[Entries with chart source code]
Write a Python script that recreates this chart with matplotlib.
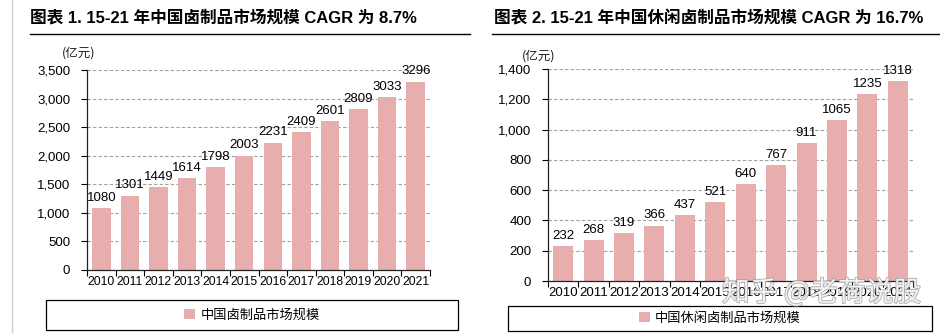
import matplotlib
matplotlib.use("Agg")
import matplotlib.pyplot as plt
from matplotlib.ticker import FuncFormatter, FixedLocator
from matplotlib.patches import Rectangle
from matplotlib.lines import Line2D
import matplotlib.patheffects as pe
import numpy as np

years = ["2010", "2011", "2012", "2013", "2014", "2015", "2016", "2017", "2018", "2019", "2020", "2021"]
left_values = [1080, 1301, 1449, 1614, 1798, 2003, 2231, 2409, 2601, 2809, 3033, 3296]
right_values = [232, 268, 319, 366, 437, 521, 640, 767, 911, 1065, 1235, 1318]
left_title = "图表 1. 15-21 年中国卤制品市场规模 CAGR 为 8.7%"
right_title = "图表 2. 15-21 年中国休闲卤制品市场规模 CAGR 为 16.7%"
left_legend = "中国卤制品市场规模"
right_legend = "中国休闲卤制品市场规模"
unit = "(亿元)"
watermark = "知乎 @老荷说股"
left_yticks = [0, 500, 1000, 1500, 2000, 2500, 3000, 3500]
right_yticks = [0, 200, 400, 600, 800, 1000, 1200, 1400]

BAR = "#E8AEAE"
NUMFONT = ["Liberation Sans Narrow", "Liberation Sans", "DejaVu Sans"]
CJK = ["Noto Sans CJK SC", "DejaVu Sans"]
TITLEFONT = ["Liberation Sans", "Noto Sans CJK SC", "DejaVu Sans"]

W, H = 940, 333
fig = plt.figure(figsize=(W / 100, H / 100), dpi=100)

def fx(px):
    return px / W

def fy(py):
    return 1 - py / H

def panel(rect, values, yticks, title, title_x, line_x0, line_x1, legend_label,
          unit_xy, legbox, bar_w, fs, xfs):
    ax = fig.add_axes(rect)
    x = np.arange(len(years))
    bars = ax.bar(x, values, width=bar_w, color=BAR, label=legend_label, zorder=2)
    ax.set_xlim(-0.5, len(years) - 0.5)
    ax.set_ylim(0, yticks[-1])
    ax.yaxis.set_major_locator(FixedLocator(yticks))
    ax.yaxis.set_major_formatter(FuncFormatter(lambda v, p: f"{int(v):,}"))
    ax.grid(axis="y", linestyle=(0, (3, 2)), color="#A0A0A0", linewidth=0.8, zorder=1)
    ax.set_xticks(x)
    ax.set_xticklabels(years)
    ax.set_xticks(np.arange(-0.5, len(years)), minor=True)
    ax.tick_params(axis="x", which="major", length=0, pad=4)
    ax.tick_params(axis="x", which="minor", length=4, width=0.8, direction="out")
    ax.tick_params(axis="y", length=4, width=0.8, direction="out", pad=8)
    for lab in ax.get_xticklabels():
        lab.set_family(NUMFONT)
        lab.set_fontsize(xfs)
    for lab in ax.get_yticklabels():
        lab.set_family(NUMFONT)
        lab.set_fontsize(fs)
    for s in ("top", "right"):
        ax.spines[s].set_visible(False)
    for s in ("left", "bottom"):
        ax.spines[s].set_linewidth(0.9)
        ax.spines[s].set_color("#222222")
    ax.bar_label(bars, labels=[str(v) for v in values], padding=3,
                 family=NUMFONT, fontsize=fs)
    fig.text(fx(title_x), fy(18), title, family=TITLEFONT, fontweight="bold",
             fontsize=12, va="center", ha="left")
    fig.add_artist(Line2D([fx(line_x0), fx(line_x1)], [fy(34), fy(34)],
                          color="black", linewidth=1.0))
    fig.text(fx(unit_xy[0]), fy(unit_xy[1]), unit, family=CJK, fontsize=9,
             va="center", ha="left", color="#222222")
    x0, y0, x1, y1 = legbox
    fig.add_artist(Rectangle((fx(x0), fy(y1)), fx(x1 - x0), fy(y0) - fy(y1),
                             fill=False, edgecolor="black", linewidth=0.9,
                             transform=fig.transFigure))
    fig.legend(handles=[bars], labels=[legend_label], loc="center",
               bbox_to_anchor=(fx((x0 + x1) / 2), fy((y0 + y1) / 2)),
               frameon=False, prop={"family": CJK, "size": 9.5},
               handlelength=0.8, handleheight=0.8, handletextpad=0.4)
    return ax

panel([fx(87), fy(270), fx(343), fy(70) - fy(270)], left_values, left_yticks,
      left_title, 30, 30, 470, left_legend, (62, 53), (46, 300, 458, 330), 0.65, 9.5, 8.8)
panel([fx(548), fy(281), fx(365), fy(69) - fy(281)], right_values, right_yticks,
      right_title, 494, 492, 940, right_legend, (522, 56), (508, 306, 932, 331), 0.66, 9.5, 9.5)

fig.add_artist(Line2D([fx(12), fx(12)], [0, 1], color="#D0D0D0", linewidth=1.0))

wm = fig.text(fx(722), fy(293), watermark, family=CJK, fontsize=20,
              color="white", alpha=0.8, va="center", ha="left", zorder=10)
wm.set_path_effects([pe.withStroke(linewidth=1.2, foreground="#9A9A9A")])

fig.savefig("out.png", dpi=100, facecolor="white")
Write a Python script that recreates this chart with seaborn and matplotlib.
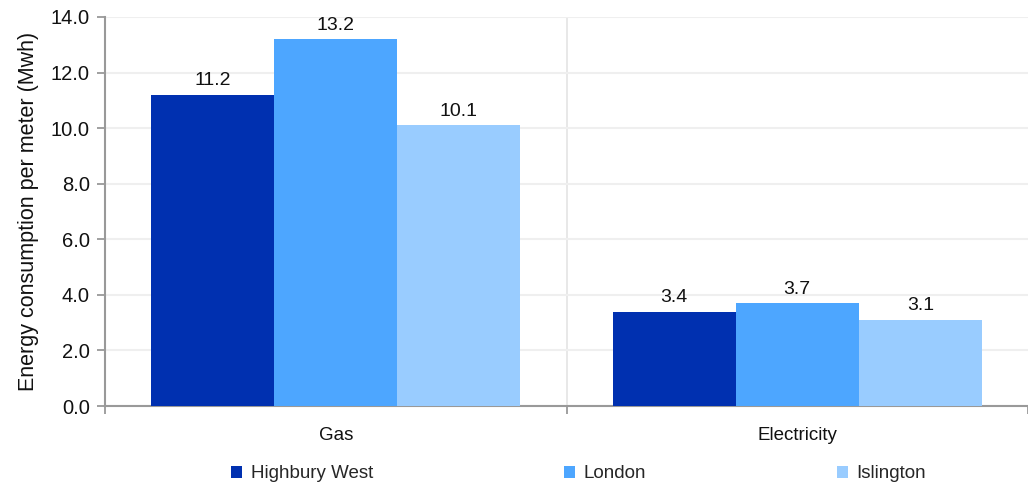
import numpy as np
import pandas as pd
import matplotlib
matplotlib.use('Agg')
import matplotlib.pyplot as plt
from matplotlib.patches import Patch
import seaborn as sns

# Données du graphique
categories = ['Gas', 'Electricity']
zones = ['Highbury West', 'London', 'Islington']
highbury_west = [11.2, 3.4]
london = [13.2, 3.7]
islington = [10.1, 3.1]
couleurs = ['#0030B0', '#4DA6FF', '#99CCFF']
yticks = [0, 2, 4, 6, 8, 10, 12, 14]

df = pd.DataFrame({
    'type': categories * 3,
    'zone': np.repeat(zones, len(categories)),
    'valeur': highbury_west + london + islington,
})

sns.set_style('white')
plt.rcParams['font.family'] = ['Liberation Sans', 'DejaVu Sans']
gris = '#999999'
noir = '#111111'

fig = plt.figure(figsize=(10.28, 4.84), dpi=100)
ax = fig.add_axes([105 / 1028, 1 - 406 / 484, 923 / 1028, 389 / 484])

sns.barplot(data=df, x='type', y='valeur', hue='zone', hue_order=zones,
            palette=couleurs, saturation=1, width=0.8, ax=ax, legend=False,
            linewidth=0, zorder=3)

# Étiquettes de valeur au-dessus des barres
for cont in ax.containers:
    ax.bar_label(cont, fmt='%.1f', padding=4, fontsize=14, color=noir)

ax.set_xlim(-0.5, 1.5)
ax.set_ylim(0, 14)
ax.set_yticks(yticks)
ax.set_yticklabels([f'{v:.1f}' for v in yticks])

# Grilles
ax.set_axisbelow(True)
ax.yaxis.grid(True, color='#efefef', lw=1.5, zorder=0)
ax.xaxis.grid(False)
ax.axvline(0.5, color='#e6e6e6', lw=1.3, zorder=0)

# Axes et graduations
for s in ['top', 'right']:
    ax.spines[s].set_visible(False)
for s in ['left', 'bottom']:
    ax.spines[s].set_color(gris)
    ax.spines[s].set_linewidth(1.5)

ax.tick_params(axis='y', left=True, length=6, width=1.3, color=gris, pad=5,
               labelsize=14.5, labelcolor=noir)
ax.set_xticks([0, 1])
ax.set_xticklabels(categories)
ax.set_xticks([-0.5, 0.5, 1.5], minor=True)
ax.tick_params(axis='x', which='major', length=0, pad=15, labelsize=13.5,
               labelcolor=noir)
ax.tick_params(axis='x', which='minor', bottom=True, length=6, width=1.3,
               color=gris)

ax.set_xlabel('')
ax.set_ylabel('Energy consumption per meter (Mwh)', fontsize=15.5,
              color=noir)
ax.yaxis.set_label_coords(-0.072, 0.5)

# Légende en bas
handles = [Patch(facecolor=c, edgecolor='none') for c in couleurs]
fig.legend(handles, zones, loc='center',
           bbox_to_anchor=(231 / 1028, 1 - 474 / 484, 695 / 1028, 0),
           mode='expand', ncol=3, frameon=False, borderaxespad=0,
           borderpad=0, handlelength=0.6, handleheight=0.6,
           handletextpad=0.45, fontsize=13.5)

fig.savefig('out.png', dpi=100)
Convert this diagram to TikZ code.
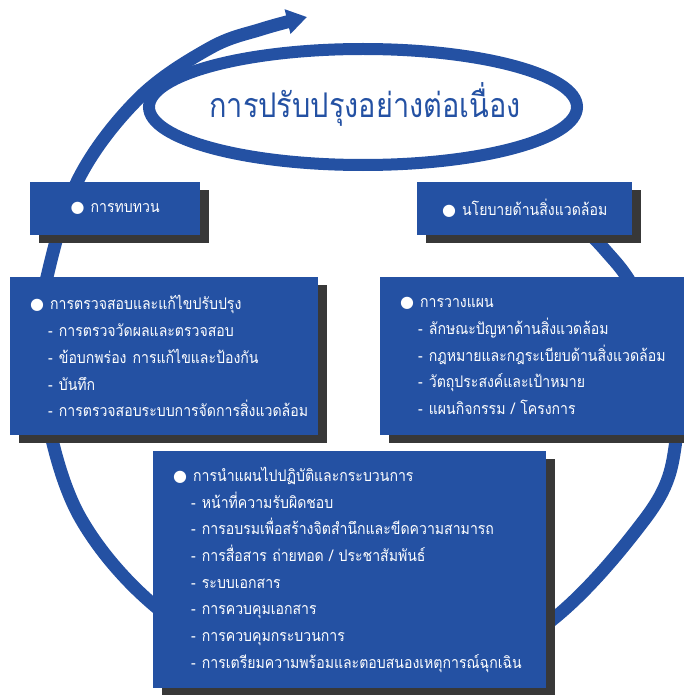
\documentclass[tikz,border=0pt]{standalone}
\usepackage{fontspec}
\usetikzlibrary{arrows.meta,shadows}
\newfontfamily\thaifont[Script=Thai, FakeStretch=0.88]{Loma}
\newfontfamily\titlefont[Script=Thai, FakeStretch=0.85]{Loma}
\newfontfamily\symfont{DejaVu Sans}
\definecolor{cycleblue}{RGB}{36,81,163}
\definecolor{shadowgray}{RGB}{56,56,56}
\newcommand{\bul}[1]{\mbox{{\symfont ●}\hspace{6pt}#1}}
\newcommand{\itm}[1]{\mbox{\hspace{18pt}-\hspace{6pt}#1}}

\begin{document}
\begin{tikzpicture}[x=1pt, y=-1pt,
	loopline/.style={draw=cycleblue, line width=13pt},
	box/.style={fill=cycleblue, text=white, anchor=north west, inner xsep=20pt, inner ysep=0pt,
		font=\thaifont\fontsize{16}{26.7}\selectfont,
		drop shadow={shadow xshift=9pt, shadow yshift=-8pt, fill=shadowgray, opacity=1}}]
	\useasboundingbox (0,0) rectangle (684,695);
	\draw[loopline, -{Triangle[length=20pt,width=24pt]}] plot[smooth, tension=0.6] coordinates {(578,222) (605,250) (632,285) (668,356) (676,440) (645,519) (526,638) (363,682) (200,638) (81,519) (37,356) (47,277) (79,178) (139,98) (210,48) (262,29) (307,17)};
	\draw[loopline, line width=12pt] (363,107) ellipse [x radius=214, y radius=58];
	\node[text=cycleblue, font=\titlefont\fontsize{34}{34}\selectfont] (title) at (365,104) {การปรับปรุงอย่างต่อเนื่อง};
	\node[box, minimum width=170pt, minimum height=53pt, align=center] (review) at (30,182) {\bul{การทบทวน}};
	\node[box, minimum width=215pt, minimum height=53pt, align=center] (policy) at (417,182) {\bul{นโยบายด้านสิ่งแวดล้อม}};
	\node[box, text width=268pt, minimum height=158pt, align=left] (check) at (10,277) {\bul{การตรวจสอบและแก้ไขปรับปรุง}\\
		\itm{การตรวจวัดผลและตรวจสอบ}\\
		\itm{ข้อบกพร่อง\hspace{6pt}การแก้ไขและป้องกัน}\\
		\itm{บันทึก}\\
		\itm{การตรวจสอบระบบการจัดการสิ่งแวดล้อม}};
	\node[box, text width=264pt, minimum height=158pt, align=left] (plan) at (380,277) {\bul{การวางแผน}\\
		\itm{ลักษณะปัญหาด้านสิ่งแวดล้อม}\\
		\itm{กฎหมายและกฎระเบียบด้านสิ่งแวดล้อม}\\
		\itm{วัตถุประสงค์และเป้าหมาย}\\
		\itm{แผนกิจกรรม / โครงการ}};
	\node[box, text width=353pt, minimum height=237pt, align=left] (impl) at (153,451) {\bul{การนำแผนไปปฏิบัติและกระบวนการ}\\
		\itm{หน้าที่ความรับผิดชอบ}\\
		\itm{การอบรมเพื่อสร้างจิตสำนึกและขีดความสามารถ}\\
		\itm{การสื่อสาร ถ่ายทอด / ประชาสัมพันธ์}\\
		\itm{ระบบเอกสาร}\\
		\itm{การควบคุมเอกสาร}\\
		\itm{การควบคุมกระบวนการ}\\
		\itm{การเตรียมความพร้อมและตอบสนองเหตุการณ์ฉุกเฉิน}};
\end{tikzpicture}
\end{document}
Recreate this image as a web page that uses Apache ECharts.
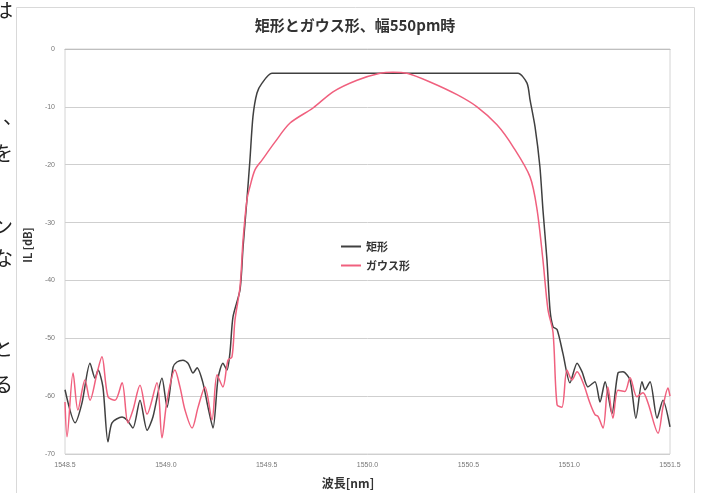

• Job:
Copy nothing past the line containing "return 1 - py / H": reproduce every line from the start of the records up to it, skipping pictures.

• Problem solution:
Write a Python script that recreates this chart with matplotlib.
import matplotlib
matplotlib.use("Agg")
import matplotlib.pyplot as plt
from matplotlib.ticker import FuncFormatter, FixedLocator
from matplotlib.patches import Rectangle
from matplotlib.lines import Line2D
import matplotlib.patheffects as pe
import numpy as np

years = ["2010", "2011", "2012", "2013", "2014", "2015", "2016", "2017", "2018", "2019", "2020", "2021"]
left_values = [1080, 1301, 1449, 1614, 1798, 2003, 2231, 2409, 2601, 2809, 3033, 3296]
right_values = [232, 268, 319, 366, 437, 521, 640, 767, 911, 1065, 1235, 1318]
left_title = "图表 1. 15-21 年中国卤制品市场规模 CAGR 为 8.7%"
right_title = "图表 2. 15-21 年中国休闲卤制品市场规模 CAGR 为 16.7%"
left_legend = "中国卤制品市场规模"
right_legend = "中国休闲卤制品市场规模"
unit = "(亿元)"
watermark = "知乎 @老荷说股"
left_yticks = [0, 500, 1000, 1500, 2000, 2500, 3000, 3500]
right_yticks = [0, 200, 400, 600, 800, 1000, 1200, 1400]

BAR = "#E8AEAE"
NUMFONT = ["Liberation Sans Narrow", "Liberation Sans", "DejaVu Sans"]
CJK = ["Noto Sans CJK SC", "DejaVu Sans"]
TITLEFONT = ["Liberation Sans", "Noto Sans CJK SC", "DejaVu Sans"]

W, H = 940, 333
fig = plt.figure(figsize=(W / 100, H / 100), dpi=100)

def fx(px):
    return px / W

def fy(py):
    return 1 - py / H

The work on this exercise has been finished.